The project will draw on state-of-the-art computational techniques, such as machine learning, that Pessa Costa used in his dissertation research. (His dissertation committee was chaired by Stone Center Senior Scholar Paul Krugman, and included Senior Scholar Miles Corak and Affiliated Scholar Ellora Derenoncourt). For his dissertation, Pessa Costa scraped information from Craigslist to study how dynamic monopolies play a role in New York City’s rental housing market. “There’s a form of market power that results from the fact that people tend to get locked into a housing unit,” he says. “Even if the landlord increases the rent by 3 or 4 percent above the market, renters don’t immediately move out. That goes against standard economic theory, which says there’s only supply and demand, and where they intersect is a market price — and if landlords charge anything above that market price, people will immediately move out.”
Pessa Costa’s next project will draw on similar economic theories. What he found in rental housing markets is “very close to what we have learned in the past decades about labor markets, which is that this framework of perfect competition — simply looking into supply and demand — is not a very accurate depiction of how labor markets work,” he says. “Once you land a position, you create relationships with your coworkers, you might like the amenities in your establishment, and it’s not that easy to find new jobs. So there is a lock-in effect.” That effect gives employers more leeway in deciding wages and hours than rules of supply and demand would suggest, he says.
Pessa Costa’s interest in economics and inequality dates to his time as a high school student in a village near Coimbra, Portugal, in the years following the 2008 financial crisis, when the International Monetary Fund, European Commission, and the European Central Bank imposed austerity measures on the country. “It was a dark period in Portugal,” he says. “Technocrats told us there were no alternatives to wage cuts and huge budget cuts to education and the healthcare system.”

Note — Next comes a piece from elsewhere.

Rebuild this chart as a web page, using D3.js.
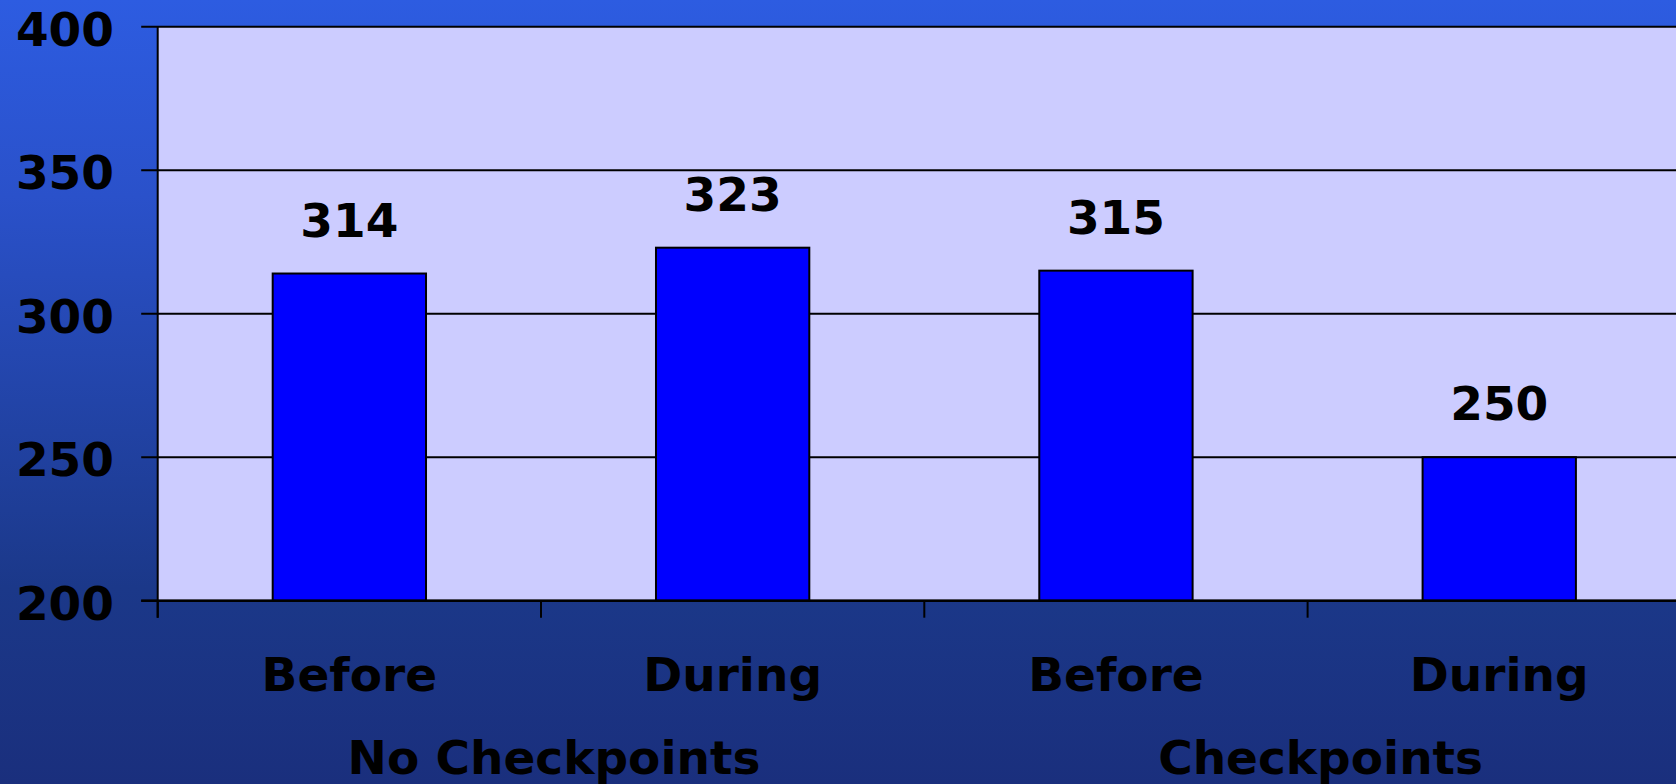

After graduating, he went on to earn a B.Sc. and an M.Sc. in economics from Lisbon’s Nova School of Business and Economics. At the Graduate Center, he worked on the GC Wealth Project’s Wealth Topography section, which focuses on assets and debts held by households in countries around the world. Throughout all of his work, his goal has remained unchanged. “I want to be a social scientist who can help people understand how society works,” Pessa Costa says. “And to come up with ways to understand political alternatives and public policy alternatives that could improve the life of working people.”